Leia mais matérias de Cultura aqui.
Vida em São Paulo
Além de ser fotógrafo, João é jornalista pela Universidade Federal de Juiz de Fora (UFJF) e trabalha com alguns dos métodos que aprendeu, que também o ajudam a captar esse momento de efervescência cultural que vê acontecendo no rap, principalmente a partir da referência de Jim Goldenberg. Ele, agora, vive em São Paulo, mas confessa que fotografa pouco essa cidade. A influência em seu trabalho é em outro nível: “Foi aqui que consegui dar fruição ao meu trabalho, onde vi que existem as oportunidades e muitas consequências para essas oportunidades”. A mudança, no entanto, fez com que ele pudesse investir mais em equipamentos, comprar livros para estudar mais sobre o que o interessa e principalmente, mudar uma realidade financeira. “Quero ganhar um dinheiro maneiro para fazer o meu nome se tornar relevante a ponto de poder escolher onde vou estar, fazendo projetos que me interessem. Aqui consigo enxergar essas janelas, que estão totalmente relacionadas a dinheiro”, diz.
Sua relação com Juiz de Fora, no entanto, foi importante para uma construção visual do que tinha vontade de fazer. É na cidade, inclusive, que hoje é citado por muitos jovens como uma referência de onde é possível chegar. Para ele, é algo que ainda é difícil de enxergar: “É uma responsabilidade, porque não sei se me vejo assim. Na verdade, eu também tenho várias questões sobre a minha caminhada e me comparo com um monte de gente com trajetórias diferentes”, conta. Ele, no entanto, pensa que essa responsabilidade é algo que quer ter. “Quero mostrar para as pessoas que, de algumas formas, existem possibilidades, porque acho que em JF talvez o grande desafio seja pensar que tem alguma forma de articular seus sonhos e seus corres. É dificil, porque eu tive diversos suportes e apoios, e é difícil pra caramba”, diz. Ele cita como dificuldade, por exemplo, a discrepância de oportunidades que existem na cidade mineira e no eixo RIO-SP. Mas, como mostra, é possível: “Existe uma boa dose de sorte e circunstâncias.
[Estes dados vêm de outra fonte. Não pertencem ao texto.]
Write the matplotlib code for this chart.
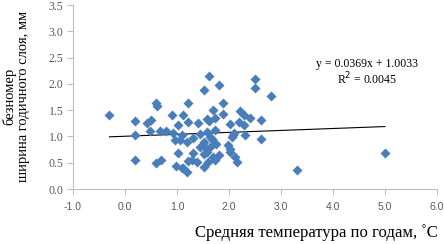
import matplotlib
matplotlib.use("Agg")
import matplotlib.pyplot as plt
import numpy as np

# mean annual temperature, C
temp = [-0.3, 0.2, 0.2, 0.2, 0.42, 0.5, 0.48, 0.6, 0.62, 0.6, 0.7, 0.67, 0.78,
        0.9, 0.92, 0.97, 1.01, 1.11, 1.10, 1.01, 0.99, 1.09, 1.2, 1.21, 1.21,
        1.20, 1.22, 1.29, 1.31, 1.38, 1.41, 1.45, 1.51, 1.51, 1.61, 1.61, 1.57,
        1.70, 1.70, 1.81, 1.89, 1.89, 2.01, 2.07, 2.02, 2.12, 2.21, 2.28, 2.31,
        2.5, 2.5, 2.8, 2.40, 2.61, 2.20, 2.28, 1.58, 1.73, 2.10, 2.61, 2.01,
        1.73, 1.57, 1.63, 1.51, 1.31, 1.51, 1.81, 1.60, 1.73, 2.15, 1.12, 1.63,
        1.99, 2.05, 1.06, 1.68, 1.55, 1.75, 1.45, 3.3, 5.0]
# ring width, mm
width = [1.40, 1.29, 1.03, 0.55, 1.26, 1.31, 1.11, 1.63, 1.58, 0.49, 0.56, 1.10, 1.10,
         1.41, 1.06, 0.93, 1.22, 1.41, 1.03, 0.68, 0.44, 0.40, 0.33, 1.64, 1.27,
         0.90, 0.53, 0.55, 0.97, 0.52, 1.25, 0.80, 0.41, 1.88, 2.15, 1.30, 0.71,
         0.60, 1.51, 1.98, 1.64, 1.43, 1.24, 1.03, 0.77, 0.61, 1.49, 1.41, 1.03,
         2.09, 1.93, 1.77, 1.36, 1.31, 1.27, 1.22, 1.33, 1.35, 1.06, 0.96, 0.71,
         1.12, 1.09, 0.99, 0.90, 0.68, 0.66, 0.65, 0.52, 0.55, 0.52, 0.39, 0.80,
         0.84, 0.99, 0.93, 0.95, 0.78, 0.85, 1.05, 0.37, 0.69]

slope = 0.0369
intercept = 1.0033

xticks = [-1, 0, 1, 2, 3, 4, 5, 6]
yticks = [0, 0.5, 1, 1.5, 2, 2.5, 3, 3.5]

fig = plt.figure(figsize=(4.44, 2.44), dpi=100)
ax = fig.add_axes([73/444, 1 - 189/244, 364/444, 184/244])

ax.scatter(temp, width, marker="D", s=26, color="#4A7EBB", linewidths=0, zorder=3)

xl = np.array([min(temp), max(temp)])
ax.plot(xl, slope*xl + intercept, color="black", lw=0.8, zorder=2)

ax.set_xlim(-1, 6)
ax.set_ylim(0, 3.5)
ax.set_xticks(xticks)
ax.set_yticks(yticks)
ax.set_xticklabels(["%.1f" % v for v in xticks], family="Liberation Sans",
                   fontsize=7.5, color="#595959")
ax.set_yticklabels(["%.1f" % v for v in yticks], family="Liberation Serif",
                   fontsize=8.5, color="#595959")
for s in ["top", "right"]:
    ax.spines[s].set_visible(False)
for s in ["left", "bottom"]:
    ax.spines[s].set_color("#BFBFBF")
    ax.spines[s].set_linewidth(0.8)
ax.tick_params(axis="both", direction="out", length=4, color="#BFBFBF", width=0.8)
ax.tick_params(axis="x", pad=5)
ax.tick_params(axis="y", pad=3)

ax.text((367-73)/364, (189-73)/184, "y = 0.0369x + 1.0033\nR$^{2}$ = 0.0045",
        transform=ax.transAxes, ha="center", va="center",
        family="Liberation Serif", fontsize=8.5, linespacing=1.05)

fig.text(16/444, 1 - 96/244, "безномер\nширина годичного слоя, мм", rotation=90,
         ha="center", va="center", family="Liberation Serif", fontsize=10.5,
         multialignment="center", linespacing=1.0)
fig.text(316/444, 1 - 233/244, "Средняя температура по годам, ˚С",
         ha="center", va="center", family="Liberation Serif", fontsize=12)

fig.savefig("out.png", dpi=100)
Mas tem a parte que você pode fazer, e aí ter essa noção de saber de onde você veio, para dar o seu melhor, estudar do jeito que dá, pesquisar e gastar o seu tempo para evoluir”.
O que faz um bom retrato
Em suas fotos, João busca estar próximo das pessoas e tornar esse encontro algo íntimo. No rap, como ele diz, há artistas que muitas vezes são idolatrados e endeusados, e que incorporam essa postura em suas músicas. O que ele busca, no entanto, é a parte mais humana do processo de criação desses artistas. “Quero fotografar momentos em que esses artistas tiram a capa de super-herói que é fazer rap. Essa coisa de ter que ser uma figura imbatível, sabe?”, diz. Também por isso, evita comparações com outros artistas e fotógrafos na sua própria vida.
Da mesma forma, tenta encontrar algo que se aproxime de uma vida real e do que mais lhe interessa na cultura do hip hop. “Penso em conseguir que aquela pessoa me dê algo mais honesto e íntimo possível, e acho que em um nível maior é isso que faz um bom retrato. Você consegue acessar uma camada muito pessoal de alguém que muitas vezes você não conhece. É por isso que os melhores retratos são de pessoas e assuntos com os quais a gente tem intimidade, e onde se aprofunda”, conta.